* _Problem details_: All of the data should be output character for character, except the pictures.
□ □ □
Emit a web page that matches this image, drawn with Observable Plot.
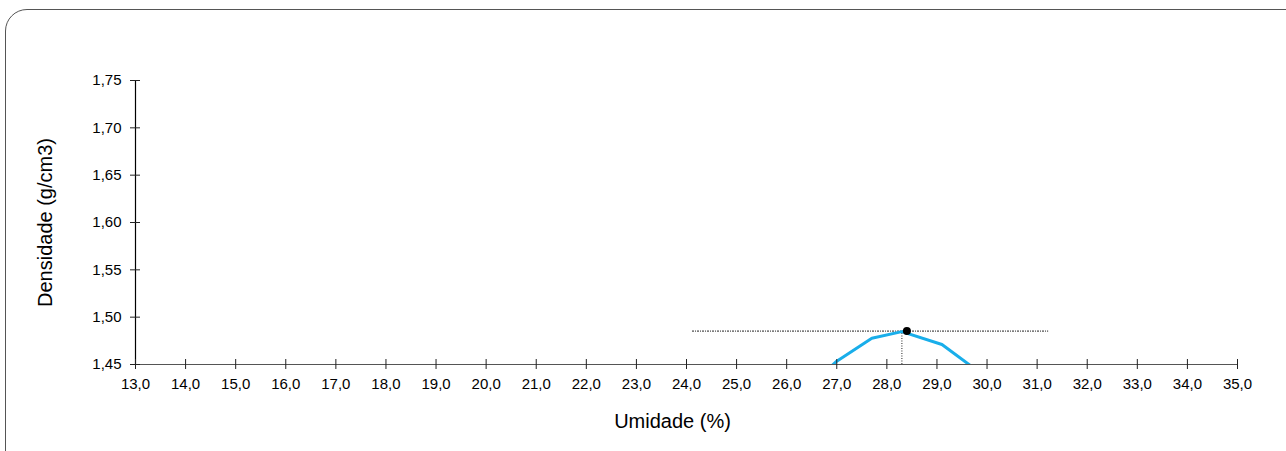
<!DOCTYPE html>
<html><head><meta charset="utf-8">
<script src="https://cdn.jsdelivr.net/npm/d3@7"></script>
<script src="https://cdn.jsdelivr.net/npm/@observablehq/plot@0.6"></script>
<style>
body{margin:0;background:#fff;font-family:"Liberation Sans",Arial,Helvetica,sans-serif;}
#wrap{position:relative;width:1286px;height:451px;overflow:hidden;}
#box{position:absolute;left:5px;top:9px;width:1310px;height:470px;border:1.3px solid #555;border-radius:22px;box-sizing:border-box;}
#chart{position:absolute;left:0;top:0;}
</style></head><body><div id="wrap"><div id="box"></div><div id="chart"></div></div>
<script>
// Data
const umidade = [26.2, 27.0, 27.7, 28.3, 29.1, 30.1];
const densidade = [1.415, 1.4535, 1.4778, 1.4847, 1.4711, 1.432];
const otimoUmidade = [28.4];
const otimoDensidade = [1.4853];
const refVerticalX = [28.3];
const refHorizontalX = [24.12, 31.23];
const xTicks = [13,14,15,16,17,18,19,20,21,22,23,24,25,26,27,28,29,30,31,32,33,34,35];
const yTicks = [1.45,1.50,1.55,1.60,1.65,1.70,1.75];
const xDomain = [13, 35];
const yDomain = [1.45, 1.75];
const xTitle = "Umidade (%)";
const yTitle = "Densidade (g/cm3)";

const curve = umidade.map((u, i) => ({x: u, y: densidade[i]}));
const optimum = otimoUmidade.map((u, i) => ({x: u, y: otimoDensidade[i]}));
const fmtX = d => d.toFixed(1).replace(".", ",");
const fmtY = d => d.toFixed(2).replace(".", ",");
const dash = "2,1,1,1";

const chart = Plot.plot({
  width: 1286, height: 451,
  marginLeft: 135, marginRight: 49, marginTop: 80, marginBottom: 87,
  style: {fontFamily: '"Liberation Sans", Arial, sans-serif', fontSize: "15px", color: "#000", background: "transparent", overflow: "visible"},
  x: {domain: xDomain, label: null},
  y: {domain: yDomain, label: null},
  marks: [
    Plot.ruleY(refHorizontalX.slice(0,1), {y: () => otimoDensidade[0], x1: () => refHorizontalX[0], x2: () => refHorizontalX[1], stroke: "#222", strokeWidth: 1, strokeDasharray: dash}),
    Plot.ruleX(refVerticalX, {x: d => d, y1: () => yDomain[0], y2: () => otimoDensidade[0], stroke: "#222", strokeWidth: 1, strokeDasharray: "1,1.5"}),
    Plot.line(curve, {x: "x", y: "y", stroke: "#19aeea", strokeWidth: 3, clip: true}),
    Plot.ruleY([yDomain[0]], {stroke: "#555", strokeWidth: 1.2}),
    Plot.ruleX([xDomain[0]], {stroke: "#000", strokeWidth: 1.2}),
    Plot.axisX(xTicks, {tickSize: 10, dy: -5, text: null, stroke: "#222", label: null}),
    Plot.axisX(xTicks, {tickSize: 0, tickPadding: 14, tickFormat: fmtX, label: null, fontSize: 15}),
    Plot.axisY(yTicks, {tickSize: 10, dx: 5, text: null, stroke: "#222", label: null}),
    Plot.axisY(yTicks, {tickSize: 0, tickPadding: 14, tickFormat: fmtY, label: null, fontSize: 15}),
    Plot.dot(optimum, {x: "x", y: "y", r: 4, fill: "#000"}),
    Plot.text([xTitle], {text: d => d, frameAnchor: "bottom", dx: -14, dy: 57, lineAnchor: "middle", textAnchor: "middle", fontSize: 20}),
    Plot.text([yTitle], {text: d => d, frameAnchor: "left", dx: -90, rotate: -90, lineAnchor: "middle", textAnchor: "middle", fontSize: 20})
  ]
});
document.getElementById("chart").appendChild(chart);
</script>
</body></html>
□ □ □
* _Correct result_:
Emit a web page that matches this image, drawn with Observable Plot.
<!DOCTYPE html>
<html><head><meta charset="utf-8">
<script src="https://cdn.jsdelivr.net/npm/d3@7"></script>
<script src="https://cdn.jsdelivr.net/npm/@observablehq/plot@0.6"></script>
<style>
body{margin:0;background:#fff;font-family:"Liberation Sans",Arial,Helvetica,sans-serif;}
#wrap{position:relative;width:1286px;height:451px;overflow:hidden;}
#box{position:absolute;left:5px;top:9px;width:1310px;height:470px;border:1.3px solid #555;border-radius:22px;box-sizing:border-box;}
#chart{position:absolute;left:0;top:0;}
</style></head><body><div id="wrap"><div id="box"></div><div id="chart"></div></div>
<script>
// Data
const umidade = [26.2, 27.0, 27.7, 28.3, 29.1, 30.1];
const densidade = [1.415, 1.4535, 1.4778, 1.4847, 1.4711, 1.432];
const otimoUmidade = [28.4];
const otimoDensidade = [1.4853];
const refVerticalX = [28.3];
const refHorizontalX = [24.12, 31.23];
const xTicks = [13,14,15,16,17,18,19,20,21,22,23,24,25,26,27,28,29,30,31,32,33,34,35];
const yTicks = [1.45,1.50,1.55,1.60,1.65,1.70,1.75];
const xDomain = [13, 35];
const yDomain = [1.45, 1.75];
const xTitle = "Umidade (%)";
const yTitle = "Densidade (g/cm3)";

const curve = umidade.map((u, i) => ({x: u, y: densidade[i]}));
const optimum = otimoUmidade.map((u, i) => ({x: u, y: otimoDensidade[i]}));
const fmtX = d => d.toFixed(1).replace(".", ",");
const fmtY = d => d.toFixed(2).replace(".", ",");
const dash = "2,1,1,1";

const chart = Plot.plot({
  width: 1286, height: 451,
  marginLeft: 135, marginRight: 49, marginTop: 80, marginBottom: 87,
  style: {fontFamily: '"Liberation Sans", Arial, sans-serif', fontSize: "15px", color: "#000", background: "transparent", overflow: "visible"},
  x: {domain: xDomain, label: null},
  y: {domain: yDomain, label: null},
  marks: [
    Plot.ruleY(refHorizontalX.slice(0,1), {y: () => otimoDensidade[0], x1: () => refHorizontalX[0], x2: () => refHorizontalX[1], stroke: "#222", strokeWidth: 1, strokeDasharray: dash}),
    Plot.ruleX(refVerticalX, {x: d => d, y1: () => yDomain[0], y2: () => otimoDensidade[0], stroke: "#222", strokeWidth: 1, strokeDasharray: "1,1.5"}),
    Plot.line(curve, {x: "x", y: "y", stroke: "#19aeea", strokeWidth: 3, clip: true}),
    Plot.ruleY([yDomain[0]], {stroke: "#555", strokeWidth: 1.2}),
    Plot.ruleX([xDomain[0]], {stroke: "#000", strokeWidth: 1.2}),
    Plot.axisX(xTicks, {tickSize: 10, dy: -5, text: null, stroke: "#222", label: null}),
    Plot.axisX(xTicks, {tickSize: 0, tickPadding: 14, tickFormat: fmtX, label: null, fontSize: 15}),
    Plot.axisY(yTicks, {tickSize: 10, dx: 5, text: null, stroke: "#222", label: null}),
    Plot.axisY(yTicks, {tickSize: 0, tickPadding: 14, tickFormat: fmtY, label: null, fontSize: 15}),
    Plot.dot(optimum, {x: "x", y: "y", r: 4, fill: "#000"}),
    Plot.text([xTitle], {text: d => d, frameAnchor: "bottom", dx: -14, dy: 57, lineAnchor: "middle", textAnchor: "middle", fontSize: 20}),
    Plot.text([yTitle], {text: d => d, frameAnchor: "left", dx: -90, rotate: -90, lineAnchor: "middle", textAnchor: "middle", fontSize: 20})
  ]
});
document.getElementById("chart").appendChild(chart);
</script>
</body></html>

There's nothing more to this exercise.